Numa abordagem mais humanista da Educação, originou-se uma série de pesquisas, subsídios teóricos e reflexões sistemáticas, em uma tentativa de resgate do sujeito individual, da história de vida do sujeito e dos elementos objetivos e subjetivos que influem no processo de aprendizagem, no processo de ensino e na constituição de uma identidade docente (Nóvoa, 1992; Tardif, 2002; Tardif & Raymond, 2000; Alarcão, 1996; Marcelo García, 1999; Schön, 2000, dentre outros). No entanto, quanto aos subsídios teóricos às pesquisas qualitativas, persistem sempre as dúvidas no que se refere à influência da subjetividade do pesquisador, em contrapartida à necessidade de preservação da neutralidade científica, problemática esta a ser contornada pela utilização rigorosa de técnicas de coleta de dados.
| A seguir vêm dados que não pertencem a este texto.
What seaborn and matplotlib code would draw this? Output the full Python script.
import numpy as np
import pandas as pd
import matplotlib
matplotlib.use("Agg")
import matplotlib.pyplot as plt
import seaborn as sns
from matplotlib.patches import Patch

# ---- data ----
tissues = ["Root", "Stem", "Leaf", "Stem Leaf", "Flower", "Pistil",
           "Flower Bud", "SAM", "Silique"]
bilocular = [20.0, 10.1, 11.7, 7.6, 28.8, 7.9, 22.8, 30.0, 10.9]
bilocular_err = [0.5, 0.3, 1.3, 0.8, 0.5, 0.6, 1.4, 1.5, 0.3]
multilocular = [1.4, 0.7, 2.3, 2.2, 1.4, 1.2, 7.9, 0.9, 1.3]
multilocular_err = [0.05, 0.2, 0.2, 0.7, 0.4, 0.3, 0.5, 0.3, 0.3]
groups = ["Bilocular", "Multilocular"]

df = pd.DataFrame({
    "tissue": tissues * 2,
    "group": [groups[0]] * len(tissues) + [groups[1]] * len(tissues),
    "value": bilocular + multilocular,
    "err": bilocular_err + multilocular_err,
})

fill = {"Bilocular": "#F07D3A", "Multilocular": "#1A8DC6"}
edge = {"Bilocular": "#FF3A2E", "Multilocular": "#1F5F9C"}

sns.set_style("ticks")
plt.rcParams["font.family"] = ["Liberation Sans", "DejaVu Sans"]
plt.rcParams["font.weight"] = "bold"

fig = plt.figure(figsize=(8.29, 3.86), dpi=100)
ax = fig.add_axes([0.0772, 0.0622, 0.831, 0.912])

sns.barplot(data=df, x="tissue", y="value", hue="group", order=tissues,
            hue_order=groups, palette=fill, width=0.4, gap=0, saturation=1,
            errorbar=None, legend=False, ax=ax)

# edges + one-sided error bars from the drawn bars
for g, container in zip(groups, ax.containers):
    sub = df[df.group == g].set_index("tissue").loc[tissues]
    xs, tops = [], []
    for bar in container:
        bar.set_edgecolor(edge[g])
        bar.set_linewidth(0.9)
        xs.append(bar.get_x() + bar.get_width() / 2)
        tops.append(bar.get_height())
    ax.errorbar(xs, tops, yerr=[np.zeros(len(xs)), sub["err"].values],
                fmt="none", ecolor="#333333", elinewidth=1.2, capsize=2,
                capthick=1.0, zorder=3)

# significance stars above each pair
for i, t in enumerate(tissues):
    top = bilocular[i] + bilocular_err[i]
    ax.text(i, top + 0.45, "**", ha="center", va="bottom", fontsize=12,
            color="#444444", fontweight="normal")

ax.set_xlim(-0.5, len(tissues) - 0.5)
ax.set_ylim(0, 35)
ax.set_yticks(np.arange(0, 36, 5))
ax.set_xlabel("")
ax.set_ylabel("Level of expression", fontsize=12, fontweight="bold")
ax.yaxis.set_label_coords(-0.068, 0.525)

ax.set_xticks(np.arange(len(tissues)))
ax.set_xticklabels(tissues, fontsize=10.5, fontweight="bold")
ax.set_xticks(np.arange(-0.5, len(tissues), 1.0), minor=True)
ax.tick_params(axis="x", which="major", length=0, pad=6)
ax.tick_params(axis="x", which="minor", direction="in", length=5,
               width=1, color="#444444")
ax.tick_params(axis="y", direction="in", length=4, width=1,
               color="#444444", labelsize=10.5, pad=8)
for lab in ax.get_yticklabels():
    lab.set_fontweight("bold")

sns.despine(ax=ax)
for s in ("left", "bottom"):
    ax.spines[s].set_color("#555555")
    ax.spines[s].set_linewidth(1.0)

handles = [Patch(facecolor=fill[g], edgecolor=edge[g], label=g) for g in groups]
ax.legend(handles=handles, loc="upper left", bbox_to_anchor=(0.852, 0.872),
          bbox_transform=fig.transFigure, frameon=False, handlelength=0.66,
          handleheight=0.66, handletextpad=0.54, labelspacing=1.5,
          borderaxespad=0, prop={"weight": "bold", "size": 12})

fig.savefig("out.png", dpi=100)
Dentre as técnicas previstas para as pesquisas qualitativas, é possível encontrar menções recorrentes à observação, observação participante, aplicação de questionários (abertos, fechados), entrevistas (abertas, fechadas, estruturadas, semiestruturadas, etc.), que devem ser rigorosamente registradas, mensuradas, filmadas, gravadas, a fim de preservar a objetividade científica que tais pesquisas requerem. E para que essa objetividade seja resguardada, os dados devem ser descritos com o mesmo rigor com que foram coletados, a partir de uma linguagem científica igualmente rigorosa. No entanto, os termos a partir dos quais certas técnicas são “escolhidas”, alguns dados são salientados e tantas outras palavras e conceitos são utilizados na interpretação dos resultados de uma pesquisa científica passam pelo crivo do pesquisador.
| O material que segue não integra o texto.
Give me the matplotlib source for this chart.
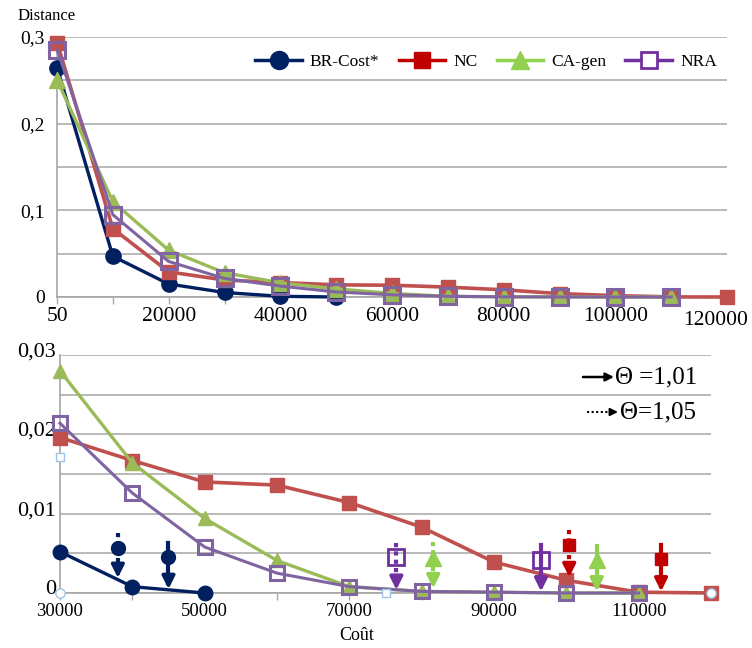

O pesquisador, que escolhe com rigor científico seus referenciais teóricos e aportes metodológicos, não deixa de ser, no entanto, o sujeito que conduz a investigação, e suas escolhas, por mais rigorosas e concisas que sejam, sempre eliminam uma gama de outras possibilidades igualmente válidas, o que permite afirmar que o crivo científico é também um crivo pessoal. É justamente a partir da constatação de que as pesquisas qualitativas em Educação e, mais especificamente, das pesquisas em Educação em Ciências não podem dar conta de seus objetos se não admitirem que o esvaziamento do homem pretendido pela perspectiva cartesiana é um projeto inviável, que este trabalho almeja ressaltar o sujeito da pesquisa numa abordagem fenomenológica.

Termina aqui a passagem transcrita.